O espetáculo estreia em meio ao julgamento dos responsáveis pela tentativa de golpe liderada por Jair Bolsonaro (PL), e Moura reconhece o paralelo entre realidade e ficção.
“Havia no julgamento versões da verdade, não fatos. Não à toa a direita tem a produtora de filmes Brasil Paralelo, que é o título perfeito. O Donald Trump vive numa realidade paralela e a expande para um bocado de gente. Eu acho isso muito assustador. Eu não sou uma pessoa medrosa, mas isso é uma coisa que me assusta, porque tira o chão. Como responder a essas pessoas se a gente não vive no mesmo espaço mental, se a gente não fala a mesma língua? Como a gente vai conversar?”, questiona o ator, referindo-se ao presidente dos Estados Unidos.
Críticas à extrema direita
Wagner Moura tem sido alvo de uma campanha de parlamentares bolsonaristas, que pedem à Casa Branca que o investigue. Ele, no entanto, minimiza as ameaças e ironiza o comportamento dos adversários.
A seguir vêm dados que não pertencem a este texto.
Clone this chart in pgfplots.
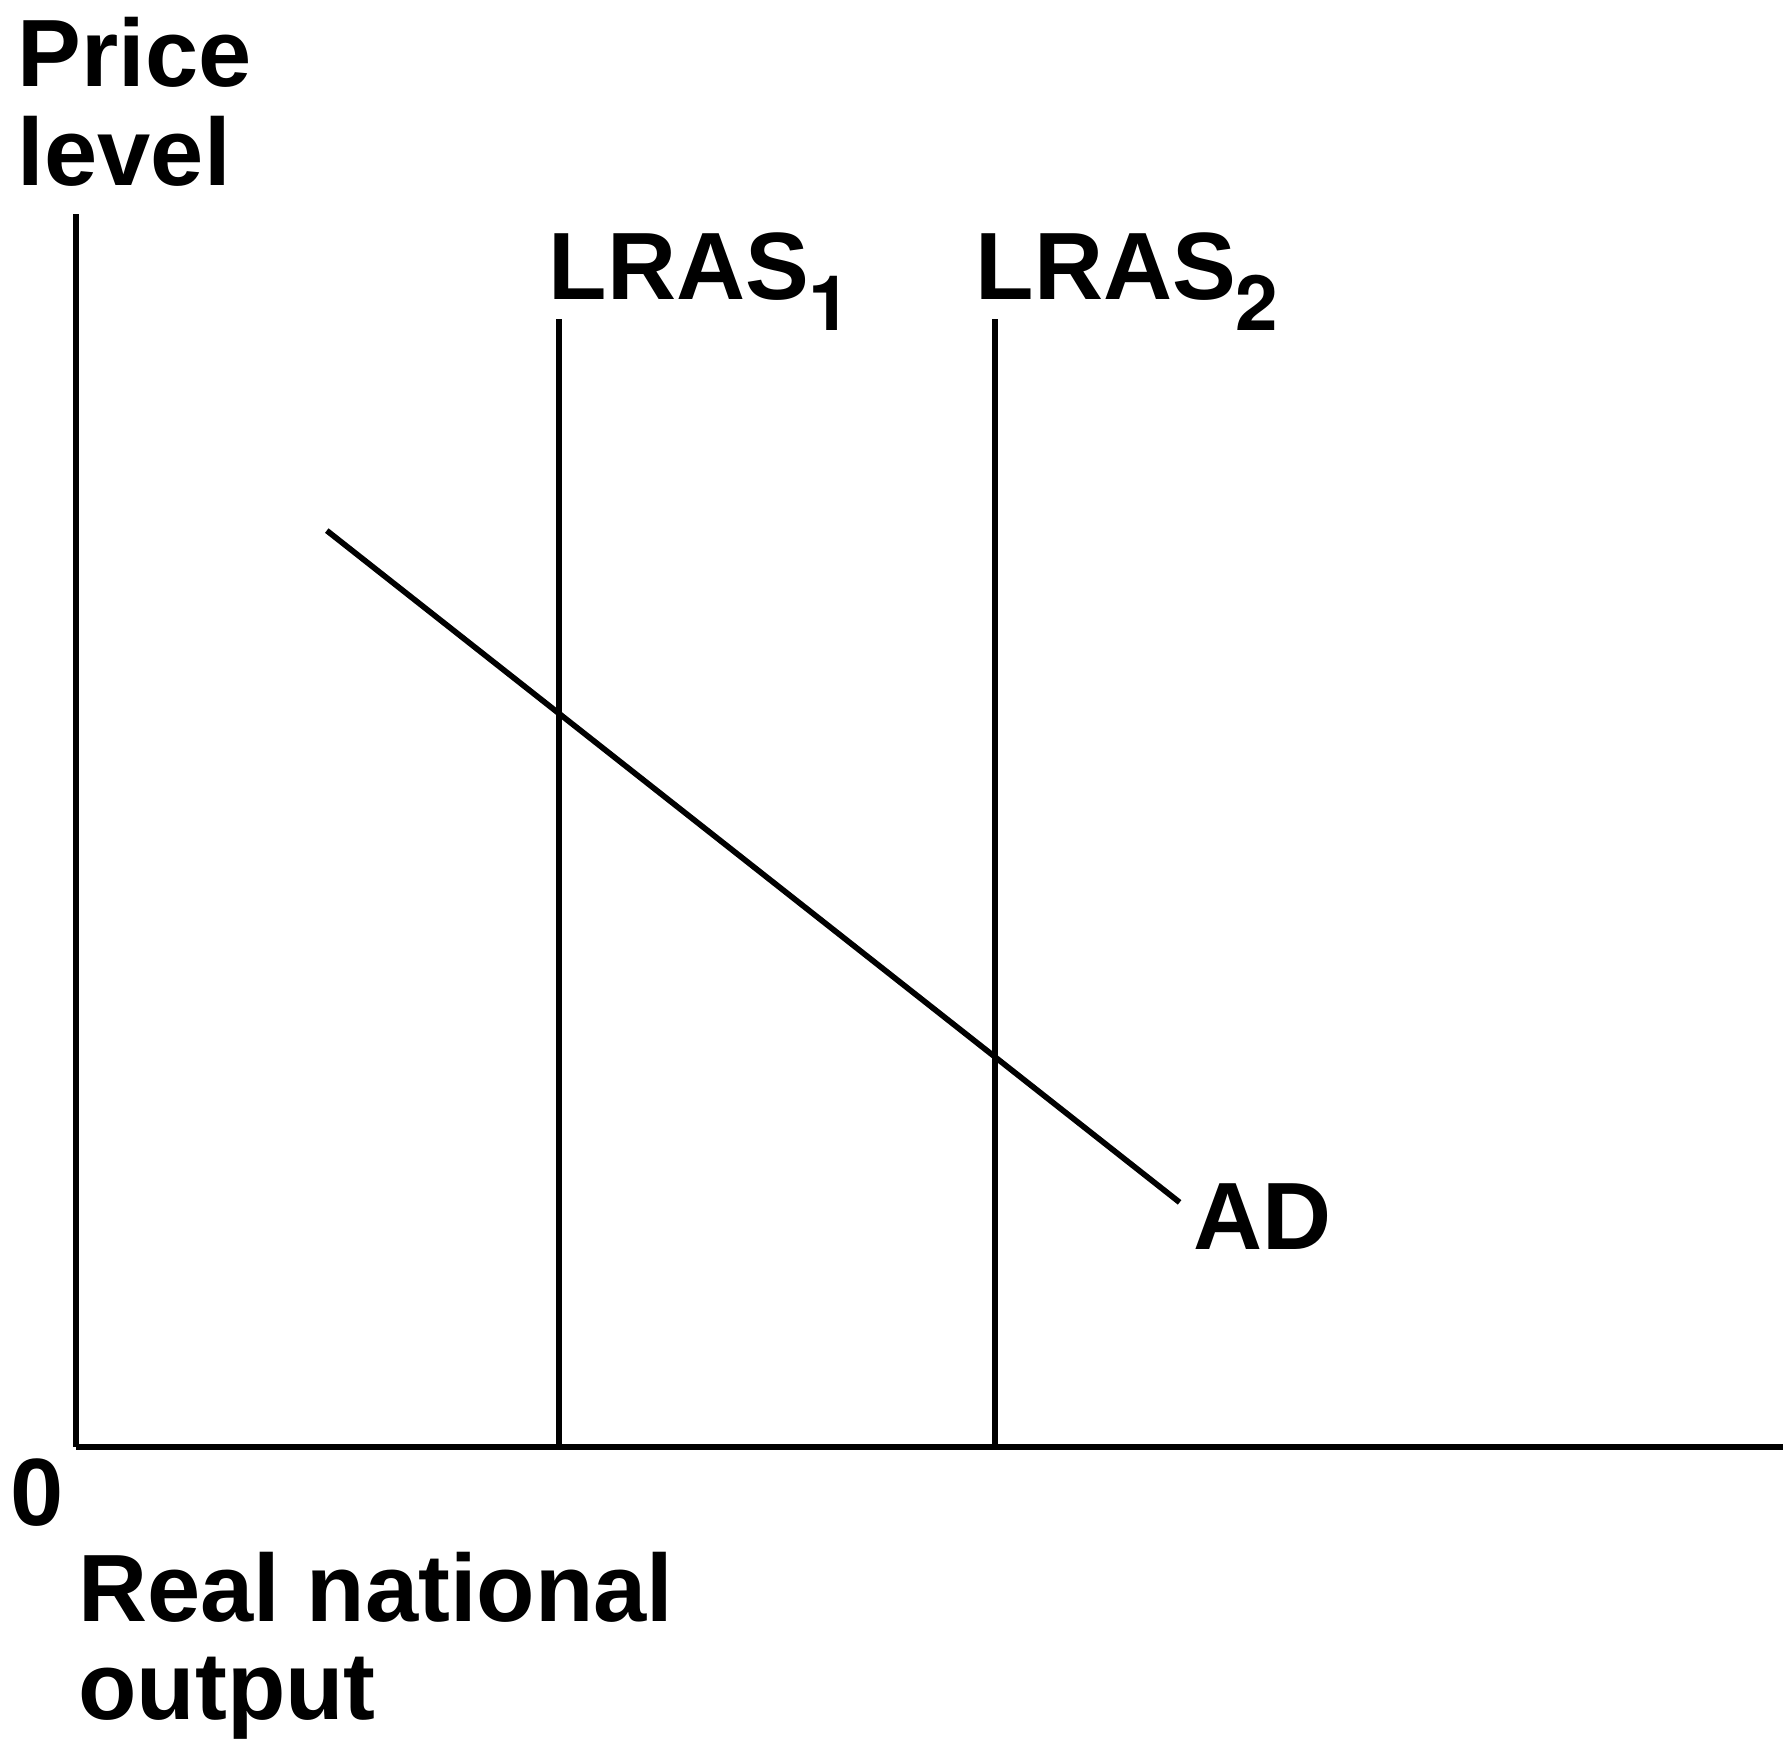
\documentclass[border=0pt]{standalone}
\usepackage{fontspec}
\setmainfont{Liberation Sans}
\newfontfamily\subfont{TeX Gyre Heros}
\usepackage{pgfplots}
\pgfplotsset{compat=1.18}
\begin{document}
\begin{tikzpicture}[font=\bfseries]
\begin{axis}[
  scale only axis,
  width=374.75pt, height=270.75pt,
  xmin=0, xmax=1499, ymin=0, ymax=1083,
  axis x line=bottom, axis y line=left,
  axis line style={-, line width=1.3pt},
  ticks=none,
  clip=false,
]
% lines
\addplot[black, line width=1.25pt] coordinates {(424,0) (424,991)};
\addplot[black, line width=1.25pt] coordinates {(807,0) (807,991)};
\addplot[black, line width=1.25pt] coordinates {(220,805) (969,215)};
% labels
\node[anchor=base west, inner sep=0pt, font=\fontsize{21}{25}\bfseries] at (axis cs:414,1008) {LRAS\raisebox{-6.75pt}{\subfont\fontsize{16.8}{18}\selectfont\bfseries 1}};
\node[anchor=base west, inner sep=0pt, font=\fontsize{21}{25}\bfseries] at (axis cs:789,1008) {LRAS\raisebox{-6.75pt}{\subfont\fontsize{16.8}{18}\selectfont\bfseries 2}};
\node[anchor=base west, inner sep=0pt, font=\fontsize{21}{25}\bfseries] at (axis cs:980,174) {AD};
\node[anchor=base west, inner sep=0pt, font=\fontsize{21}{25}\bfseries] at (axis cs:-59,-69) {0};
\node[anchor=base west, inner sep=0pt, font=\fontsize{21}{25}\bfseries] at (axis cs:-52,1195) {Price};
\node[anchor=base west, inner sep=0pt, font=\fontsize{21}{25}\bfseries] at (axis cs:-52,1108) {level};
\node[anchor=base west, inner sep=0pt, font=\fontsize{21}{25}\bfseries] at (axis cs:1,-153) {Real national};
\node[anchor=base west, inner sep=0pt, font=\fontsize{21}{25}\bfseries] at (axis cs:1,-239) {output};
\path[use as bounding box] (axis cs:-67,-260) rectangle (axis cs:1501,1271);
\end{axis}
\end{tikzpicture}
\end{document}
“É muito vira-lata, muito colonizado. É tipo chamar a professora: 'Tia, o Wagner está fazendo sei lá o quê'. Para mim essas ameaças não querem dizer nada, porque se eu for investigado e punido pelas autoridades americanas, esta vai ser a maior contradição da direita do mundo. Vai contra a liberdade de expressão que a direita prega para esconder o seu discurso de ódio.Se forem me investigar, eu estou de boa".
Segundo ele, é um contrassenso que grupos que dizem defender a liberdade de expressão tentem censurar opiniões contrárias.
“Agora, discurso de ódio não é liberdade de expressão. Discurso de ódio é discurso de ódio. Se você fala algo e isso acarreta ataques, mortes, ódio, isso não é liberdade de expressão. No meu caso, o que eu disse e vou continuar dizendo é que há uma ascendência de uma força autocrática nos Estados Unidos".
“Nossa democracia está no seu melhor momento”
Em uma das cenas da peça, o personagem de Moura afirma que “a democracia permite que uma maioria de imbecis persiga uma minoria”. Questionado se isso significa o fracasso do sistema, o ator discorda:
“Nossa democracia não é falha. Inclusive, a democracia brasileira está no seu melhor momento. A gente está tirando onda dos americanos".
De Hamlet a Cannes
“Um Julgamento” marca o retorno de Moura ao teatro desde Hamlet (2009), dirigido por Aderbal Freire-Filho. Nesse período, ele se destacou em produções nacionais e internacionais, como Elysium (2013) e Narcos (2015), onde interpretou Pablo Escobar, papel que lhe rendeu indicação ao Globo de Ouro.
Mais recentemente, brilhou em Guerra Civil, sucesso de bilheteria nos Estados Unidos, e em O Agente Secreto, filme que lhe garantiu o prêmio de melhor ator no Festival de Cannes. O longa de Kleber Mendonça Filho agora busca uma vaga no Oscar.
“Eu acho que é muito cedo para falar disso, mas o filme está bem amparado. Há um respeito grande pelo cinema do Kleber, e a distribuidora americana está fazendo um trabalho forte”, comenta.
Apesar do reconhecimento, Moura mantém o tom sereno:
“Eu recebo o ataque das mentes colonizadas com a mesma tranquilidade que recebo o carinho da Variety. Vai vir o que tiver que vir".
Um ator entre palcos e política
Entre gravações, campanhas de cinema e o retorno ao teatro, Wagner Moura mantém uma agenda intensa. Ainda assim, afirma estar vivendo uma das fases mais gratificantes de sua carreira.
“Estou muito feliz com essa peça, com esse filme e com a minha vida”, resume.
O espetáculo “Um Julgamento” tem apresentações previstas em Salvador e no Rio de Janeiro, marcando não apenas o reencontro de Moura com o público, mas também a reafirmação de sua voz política e artística no cenário contemporâneo brasileiro.